David Poinsignon s'inquiète particulièrement de l’usage des Micas contre des personnes n'ayant jamais été condamnées pour des actes liés au terrorisme. "Cela devient presque un instrument de justice prédictive", estime-t-il.
Certaines personnes peuvent ainsi être visées par une Micas simplement parce qu'elles connaissent quelqu'un ayant été condamné pour des actes terroristes, ou parce qu'elles ont fait des commentaires sur la guerre dans la bande de Gaza, des opinions jugées comme "apologie du terrorisme" par les autorités, sans même avoir de casier judiciaire, explique Nicolas Klausser, chercheur au Centre national de la recherche scientifique (CNRS).
Un appel à utiliser les Micas avec parcimonie
La préfecture du Bas-Rhin a émis seulement sept Micas au total, tous motifs compris, sur une période de 12 mois au cours des cinq années suivant l'entrée en vigueur de la loi SILT, renforçant la sécurité intérieure et la lutte contre le terrorisme adoptée en novembre 2017, selon le ministère de l'Intérieur.
Ben Saul, rapporteur spécial de l’ONU sur la lutte contre le terrorisme et les droits de l’homme, estime que la France devrait utiliser les ordonnances Micas avec parcimonie, "pour adresser un risque terroriste crédible, lorsque des moyens moins intrusifs ne seraient pas suffisants".

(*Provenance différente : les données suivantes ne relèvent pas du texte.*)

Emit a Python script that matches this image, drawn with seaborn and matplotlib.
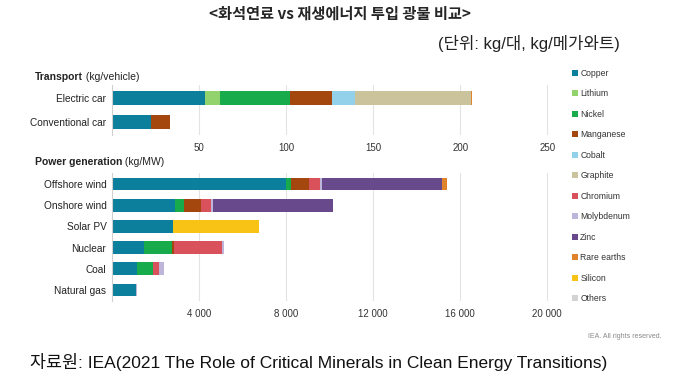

"Étant donné qu'elles peuvent être imposées sans les solides garanties d'un procès équitable d'un procès pénal, le risque d'abus, d'arbitraire ou de discrimination est plus élevé", souligne-t-il.
Une augmentation des procédures judiciaires
Les autorités font face à de nombreuses procédures judiciaires contre l’utilisation des Micas.
Ainsi, au moins 53 ordonnances liées aux Jeux olympiques et aux marchés de Noël cette année ont été suspendues par les tribunaux, "souvent pour insuffisance de caractérisation de la menace ou du contenu des notes de renseignement", selon un rapport parlementaire.
Au moins trois procédures en appel ont abouti en faveur des plaignants contre des mesures de surveillance prononcées en lien avec le marché de Noël, selon des documents du tribunal de Strasbourg.